A la croisée des chemins entre Blanche-Neige, Phèdre et Hamlet, Le Reflet brisé est un roman fascinant qui m’a emportée dès les premières pages pour ne plus jamais me lâcher en me faisant passer par toutes les émotions…
Voici la quatrième de couverture :
Au cœur du royaume de Steinburg, la rumeur se propage : il se dit que la nouvelle reine serait affreusement laide.
Wilhelm II vient de prendre pour épouse Kirsten von Schaffen. Mais l’union n’est que politique, nécessaire pour calmer les tensions avec Brückenberg, la contrée ennemie. Sitôt mariée, la jeune princesse subit de plein fouet la cruauté de la cour. Étrangère au pays, défigurée, sans famille ni amis, elle est une cible facile pour Wilhelm et ses partisans.
Pourtant, en silence, malgré la douleur, la reine calomniée endure et se bat pour exister. Pour prendre la place qui lui revient. Jour après jour, son reflet s’adoucit dans les yeux de son confident : Weiss, son beau-fils. Le prince héritier s’affirme comme l’exact opposé de son père. Il est érudit, altruiste et séduisant. La relation qui se tisse entre les deux jeunes gens, discrète et puissante, brise la solitude de la souveraine.
Mais dans l’ombre de sa chambre, à l’abri des regards, le miroir offert par son époux comme une ultime moquerie murmure à l’oreille de Kirsten …
De lui viendra son ascension ou sa perte.
Je ne peux pas trop dévoiler l’intrigue. En effet, elle est construite finement et est ciselée de telle manière que l’on ne comprend tout qu’à la fin. Nina (oui, vous me permettrez de l’appeler par son prénom, Nina Gorlier est une collègue avec laquelle j’ai eu la chance de travailler l’année dernière) nous leurre, nous malmène et nous bouscule du début à la fin – et on en redemande.
Pour ne rien indiquer de l’histoire, je me servirais des influences qu’elle-même reconnaît dans la dédicace qu’elle m’a offerte. De la tragédie de Shakespeare, on retrouve le personnage du fils, contraint de venger l’honneur de son père, de faire reconnaître la vérité sur sa mort, au point de risquer de tout perdre. De celle de Racine, on reconnaît le schéma de la belle-mère, plus jeune et secrètement amoureuse de son beau-fils. A Grimm, on voit des dizaines de clins d’yeux, toujours détournés. Du miroir qui s’exprime aux pommes empoisonnées en passant par le cœur d’un animal donné par le chasseur, on pourrait alors croire à une « simple » réécriture, mais c’est bien plus que ça. Le statut du héros lui-même est trouble : Kristen est à la fois la jeune princesse et la reine-mère face à un jeune Prince Weiss (dont le nom signifie « Blanc » en allemand) qui devient lui-même une Blanche-Neige plus moderne, protégée par le Chasseur et un Nain.

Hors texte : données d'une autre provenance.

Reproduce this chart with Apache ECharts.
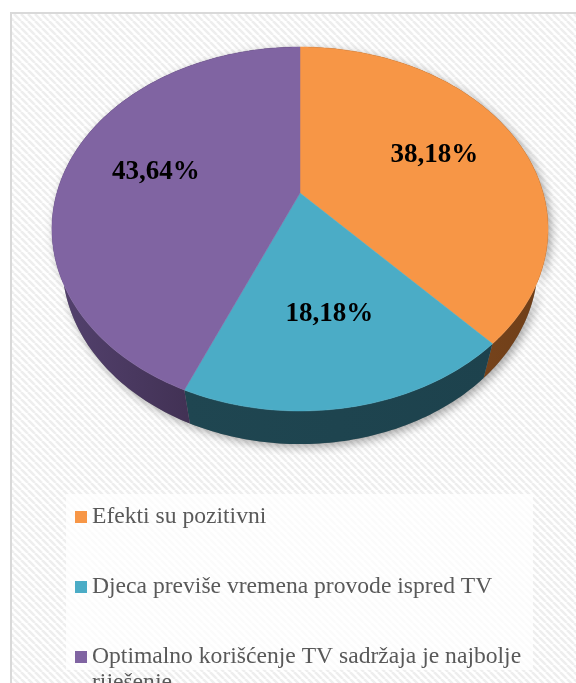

Dans ce roman, il y a de l’intrigue politique, de la romance, du merveilleux, du polar. Mais le plus déconcertant, c’est ce changement brutal au milieu du roman. Kirsten est d’abord le personnage attachant, la jeune femme humiliée parce que défigurée par injustice dans son jeune âge, on espère qu’elle parviendra à s’échapper des griffes maléfiques de Wilhelm II. Pourtant, à la mort de ce dernier, tout bascule, dans sa vie, dans le château et dans la tête du lecteur. Pour tout vous dire, j’ai même été gênée, comme Weiss, je me suis vu ne pas accepter la vérité : je refusais d’admettre ce qui se dévoilait à mes yeux, c’est dire tout le talent de Nina !
Je ne peux pas vous dire que c’est là une histoire enchanteresse, mais c’est un roman absolument fascinant. Et la fin est imprévisible. Nina maîtrise parfaitement son intrigue et la psychologie de ses personnages. Leur passé est dévoilé progressivement, juste pour éclairer leurs motivations. Le lecteur est aux prises avec les doutes, les hésitations, les décisions des bons comme des mauvais et se voit haïr puis plaindre les bons, comme les méchants.
J’ai dévoré ce livre et je vous le conseille chaleureusement. C’est un véritable coup de cœur ! Il est en lice pour le PLIB 2023 et il le mérite !! Bravo Nina !!